Our final day began the same as our first - pastry and coffee at Mauri. We then strolled down the Passeig de Gracia to the Placa Catalunya, then down the (in)famous La Rambla. It has the reputation as being a tourist and pickpocket mecca, but in reality it's a kinda cheesy, tree-lined street with lots of street performers and tourist eateries overcharging for mediocre food. Our main reason for this stroll was to visit the Mercat St Josep - otherwise known as La Boqueria. What a feast for the eyes - what a feast for all your senses! The displays of food were magnificent!

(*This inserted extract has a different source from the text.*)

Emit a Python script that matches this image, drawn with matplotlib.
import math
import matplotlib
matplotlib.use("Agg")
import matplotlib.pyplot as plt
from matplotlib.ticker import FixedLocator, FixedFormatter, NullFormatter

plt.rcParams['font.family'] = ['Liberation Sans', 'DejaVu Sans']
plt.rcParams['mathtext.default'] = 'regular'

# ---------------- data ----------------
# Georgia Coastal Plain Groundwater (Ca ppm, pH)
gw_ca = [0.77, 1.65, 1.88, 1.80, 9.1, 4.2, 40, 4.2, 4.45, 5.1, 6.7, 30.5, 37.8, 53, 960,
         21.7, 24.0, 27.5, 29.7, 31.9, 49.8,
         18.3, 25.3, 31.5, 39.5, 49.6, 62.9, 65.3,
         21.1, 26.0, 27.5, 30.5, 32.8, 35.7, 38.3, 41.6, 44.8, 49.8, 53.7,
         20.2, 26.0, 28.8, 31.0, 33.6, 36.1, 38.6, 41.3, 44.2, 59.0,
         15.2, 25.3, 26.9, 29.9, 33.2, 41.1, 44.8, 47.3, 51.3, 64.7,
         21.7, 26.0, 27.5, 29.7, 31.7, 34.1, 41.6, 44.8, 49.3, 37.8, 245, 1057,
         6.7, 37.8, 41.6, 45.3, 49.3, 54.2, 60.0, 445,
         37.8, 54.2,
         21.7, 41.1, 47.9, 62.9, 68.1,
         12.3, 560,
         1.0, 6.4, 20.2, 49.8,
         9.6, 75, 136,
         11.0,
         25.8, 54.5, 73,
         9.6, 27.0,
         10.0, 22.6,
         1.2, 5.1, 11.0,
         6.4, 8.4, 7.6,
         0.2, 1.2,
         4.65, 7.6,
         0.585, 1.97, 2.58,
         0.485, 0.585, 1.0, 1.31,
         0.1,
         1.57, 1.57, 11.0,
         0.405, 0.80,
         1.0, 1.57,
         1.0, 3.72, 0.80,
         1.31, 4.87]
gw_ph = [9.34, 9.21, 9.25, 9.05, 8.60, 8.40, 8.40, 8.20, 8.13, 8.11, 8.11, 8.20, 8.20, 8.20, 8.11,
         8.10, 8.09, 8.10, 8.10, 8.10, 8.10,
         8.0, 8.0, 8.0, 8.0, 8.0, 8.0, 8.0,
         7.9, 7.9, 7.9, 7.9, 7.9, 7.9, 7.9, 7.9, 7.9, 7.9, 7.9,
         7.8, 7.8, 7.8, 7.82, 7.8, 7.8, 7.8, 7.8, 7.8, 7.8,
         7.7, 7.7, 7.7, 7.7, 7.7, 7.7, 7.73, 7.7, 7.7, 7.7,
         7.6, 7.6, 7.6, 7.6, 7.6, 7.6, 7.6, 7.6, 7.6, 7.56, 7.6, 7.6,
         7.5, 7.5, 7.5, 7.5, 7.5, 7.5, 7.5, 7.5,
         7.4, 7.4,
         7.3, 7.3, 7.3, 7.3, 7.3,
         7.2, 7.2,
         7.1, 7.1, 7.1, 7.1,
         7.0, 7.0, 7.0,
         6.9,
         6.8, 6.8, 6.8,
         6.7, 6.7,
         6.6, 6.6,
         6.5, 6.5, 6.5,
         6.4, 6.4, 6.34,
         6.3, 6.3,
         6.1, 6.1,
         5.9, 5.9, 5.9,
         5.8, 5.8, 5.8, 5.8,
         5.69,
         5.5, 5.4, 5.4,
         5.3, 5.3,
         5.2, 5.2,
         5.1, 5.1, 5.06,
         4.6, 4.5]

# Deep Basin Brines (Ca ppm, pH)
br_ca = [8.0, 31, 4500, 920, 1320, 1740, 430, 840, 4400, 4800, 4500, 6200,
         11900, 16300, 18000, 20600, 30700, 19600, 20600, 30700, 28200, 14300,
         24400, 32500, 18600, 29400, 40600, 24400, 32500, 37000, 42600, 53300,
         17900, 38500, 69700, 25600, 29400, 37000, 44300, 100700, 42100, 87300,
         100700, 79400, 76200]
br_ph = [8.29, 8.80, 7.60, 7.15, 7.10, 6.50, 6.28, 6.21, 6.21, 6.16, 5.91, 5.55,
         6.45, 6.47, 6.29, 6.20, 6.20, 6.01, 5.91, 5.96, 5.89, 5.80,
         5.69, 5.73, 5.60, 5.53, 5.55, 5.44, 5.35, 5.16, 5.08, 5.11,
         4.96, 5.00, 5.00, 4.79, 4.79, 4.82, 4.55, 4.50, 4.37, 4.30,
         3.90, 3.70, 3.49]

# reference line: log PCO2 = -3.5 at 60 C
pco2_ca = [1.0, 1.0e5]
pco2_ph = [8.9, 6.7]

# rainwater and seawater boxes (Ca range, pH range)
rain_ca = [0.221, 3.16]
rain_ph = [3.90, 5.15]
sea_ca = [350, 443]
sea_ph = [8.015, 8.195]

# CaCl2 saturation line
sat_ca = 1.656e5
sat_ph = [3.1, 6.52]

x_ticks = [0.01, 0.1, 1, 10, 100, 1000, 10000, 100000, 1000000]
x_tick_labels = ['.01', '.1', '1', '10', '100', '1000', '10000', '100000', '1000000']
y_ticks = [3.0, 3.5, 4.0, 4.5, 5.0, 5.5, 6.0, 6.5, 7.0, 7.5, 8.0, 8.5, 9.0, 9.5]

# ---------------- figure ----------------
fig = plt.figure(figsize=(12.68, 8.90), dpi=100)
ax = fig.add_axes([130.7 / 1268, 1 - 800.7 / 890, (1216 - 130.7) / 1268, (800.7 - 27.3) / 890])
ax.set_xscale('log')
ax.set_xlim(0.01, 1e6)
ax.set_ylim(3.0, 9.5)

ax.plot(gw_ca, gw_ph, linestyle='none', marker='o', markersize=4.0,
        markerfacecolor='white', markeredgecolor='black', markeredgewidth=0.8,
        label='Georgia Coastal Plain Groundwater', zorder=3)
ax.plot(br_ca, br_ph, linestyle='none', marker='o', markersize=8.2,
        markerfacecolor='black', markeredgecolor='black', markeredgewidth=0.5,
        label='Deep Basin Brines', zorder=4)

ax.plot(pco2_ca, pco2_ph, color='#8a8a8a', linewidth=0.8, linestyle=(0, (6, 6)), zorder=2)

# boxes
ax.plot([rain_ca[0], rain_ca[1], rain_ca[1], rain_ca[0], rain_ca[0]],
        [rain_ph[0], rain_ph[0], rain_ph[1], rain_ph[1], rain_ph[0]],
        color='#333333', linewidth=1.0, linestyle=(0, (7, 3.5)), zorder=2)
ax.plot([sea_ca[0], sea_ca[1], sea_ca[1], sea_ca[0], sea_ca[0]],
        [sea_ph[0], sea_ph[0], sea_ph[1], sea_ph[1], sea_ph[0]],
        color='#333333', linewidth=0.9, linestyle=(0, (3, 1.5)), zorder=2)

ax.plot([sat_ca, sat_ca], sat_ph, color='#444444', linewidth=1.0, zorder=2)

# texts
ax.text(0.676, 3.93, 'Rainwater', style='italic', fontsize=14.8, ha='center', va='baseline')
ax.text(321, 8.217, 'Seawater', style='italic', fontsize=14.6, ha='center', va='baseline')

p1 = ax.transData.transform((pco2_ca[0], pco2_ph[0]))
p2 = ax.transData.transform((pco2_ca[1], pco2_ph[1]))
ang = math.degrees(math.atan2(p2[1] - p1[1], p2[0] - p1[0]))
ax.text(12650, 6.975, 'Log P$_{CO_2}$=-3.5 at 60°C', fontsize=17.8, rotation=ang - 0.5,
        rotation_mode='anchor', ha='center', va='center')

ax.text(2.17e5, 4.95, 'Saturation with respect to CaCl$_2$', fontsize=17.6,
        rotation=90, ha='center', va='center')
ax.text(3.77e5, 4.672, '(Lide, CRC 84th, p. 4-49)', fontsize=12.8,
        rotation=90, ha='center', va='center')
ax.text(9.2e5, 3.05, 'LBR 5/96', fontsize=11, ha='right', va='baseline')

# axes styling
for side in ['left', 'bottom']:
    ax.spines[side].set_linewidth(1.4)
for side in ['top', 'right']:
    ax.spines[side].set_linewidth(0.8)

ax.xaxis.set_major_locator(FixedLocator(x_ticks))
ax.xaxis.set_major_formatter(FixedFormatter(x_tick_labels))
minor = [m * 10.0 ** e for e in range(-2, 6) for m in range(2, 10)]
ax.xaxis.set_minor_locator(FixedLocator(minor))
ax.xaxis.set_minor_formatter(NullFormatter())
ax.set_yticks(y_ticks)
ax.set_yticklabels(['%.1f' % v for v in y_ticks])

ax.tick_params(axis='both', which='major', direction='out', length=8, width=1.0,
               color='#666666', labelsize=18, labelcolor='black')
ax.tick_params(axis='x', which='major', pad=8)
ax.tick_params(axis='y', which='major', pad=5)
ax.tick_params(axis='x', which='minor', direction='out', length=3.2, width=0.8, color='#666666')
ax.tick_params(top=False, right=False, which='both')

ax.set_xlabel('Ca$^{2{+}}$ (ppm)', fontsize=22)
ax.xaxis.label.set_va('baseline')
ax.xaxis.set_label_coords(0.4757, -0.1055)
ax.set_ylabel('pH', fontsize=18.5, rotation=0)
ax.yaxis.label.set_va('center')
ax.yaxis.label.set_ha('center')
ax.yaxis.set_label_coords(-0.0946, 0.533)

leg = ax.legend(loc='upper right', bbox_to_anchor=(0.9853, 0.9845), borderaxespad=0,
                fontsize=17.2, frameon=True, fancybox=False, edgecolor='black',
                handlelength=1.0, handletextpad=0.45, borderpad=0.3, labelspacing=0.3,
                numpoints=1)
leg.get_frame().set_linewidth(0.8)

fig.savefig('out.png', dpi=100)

We spent about an hour or so just strolling around all the stalls, looking at the beautiful displays of fruits and vegetables, meats, seafood, eggs, cheeses, olives, spices, nuts, candies, etc. It was heaven. I was so sad that we had eaten only an hour previously, because there's nothing I would have rather done than to have eaten my way through that market.

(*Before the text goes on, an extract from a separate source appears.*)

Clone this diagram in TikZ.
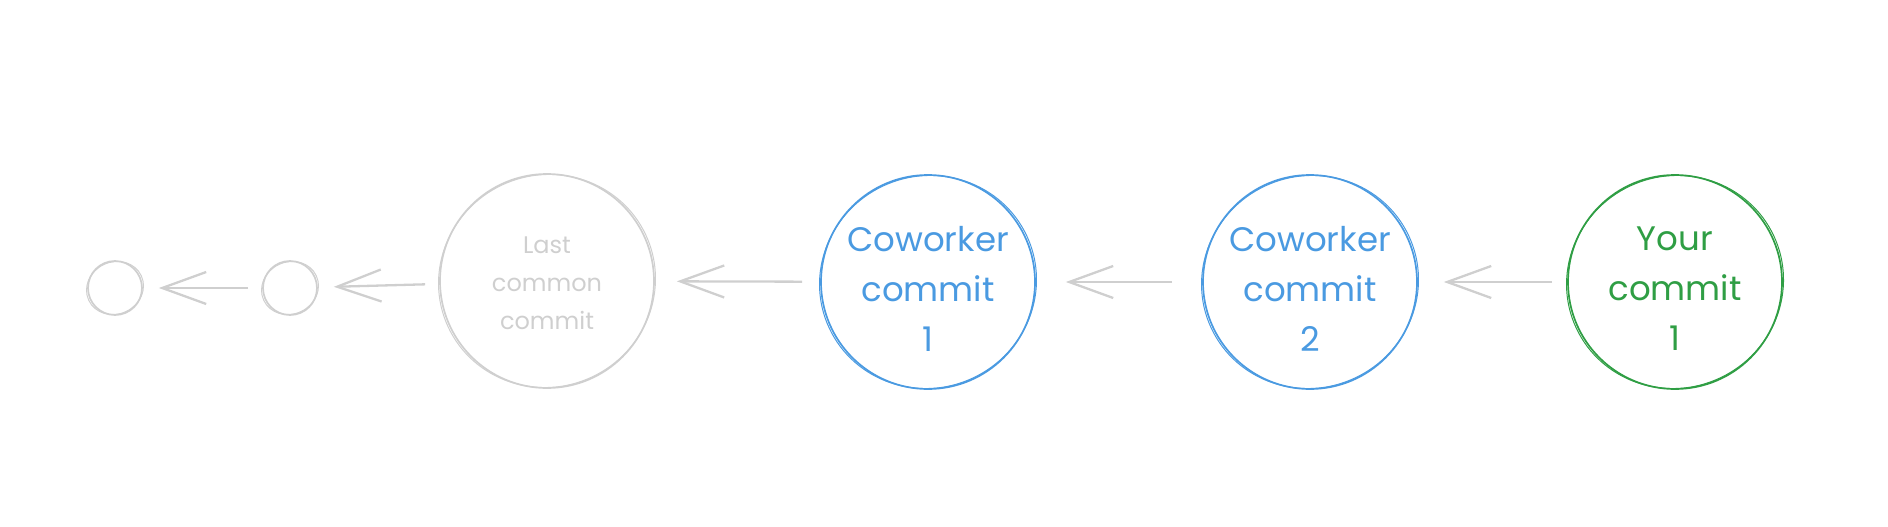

We left the Boqueria reeling, trying to get a little fresh air and sunshine by strolling over to the Barcelona cathedral. It was nice, but really, having been through the Italian cathedrals, I just wasn't that in to it. Plus, it was being heavily restored, so that detracted from it quite a bit. We sat for a while, a bad decision since I ended up getting pooped on by a pigeon. Afterwards, we popped by Palau Guell for our last little dose of modernisme, returned to the Boqueria to grab some lunch essentials (a baguette, some chorizo, 1/2 pound of manchengo cheese, 1/4 pound of olives, and 1 pound of strawberries for less than 10 euro!) and then sat in the sunshine back at the cathedral and enjoyed a delicious lunch.

We ended our time in Barcelona by walking the rest of the way down La Rambla to see the monument to Christopher Columbus, and then watching the fishing boats return to the harbor before hopping into a taxi and returning to the airport.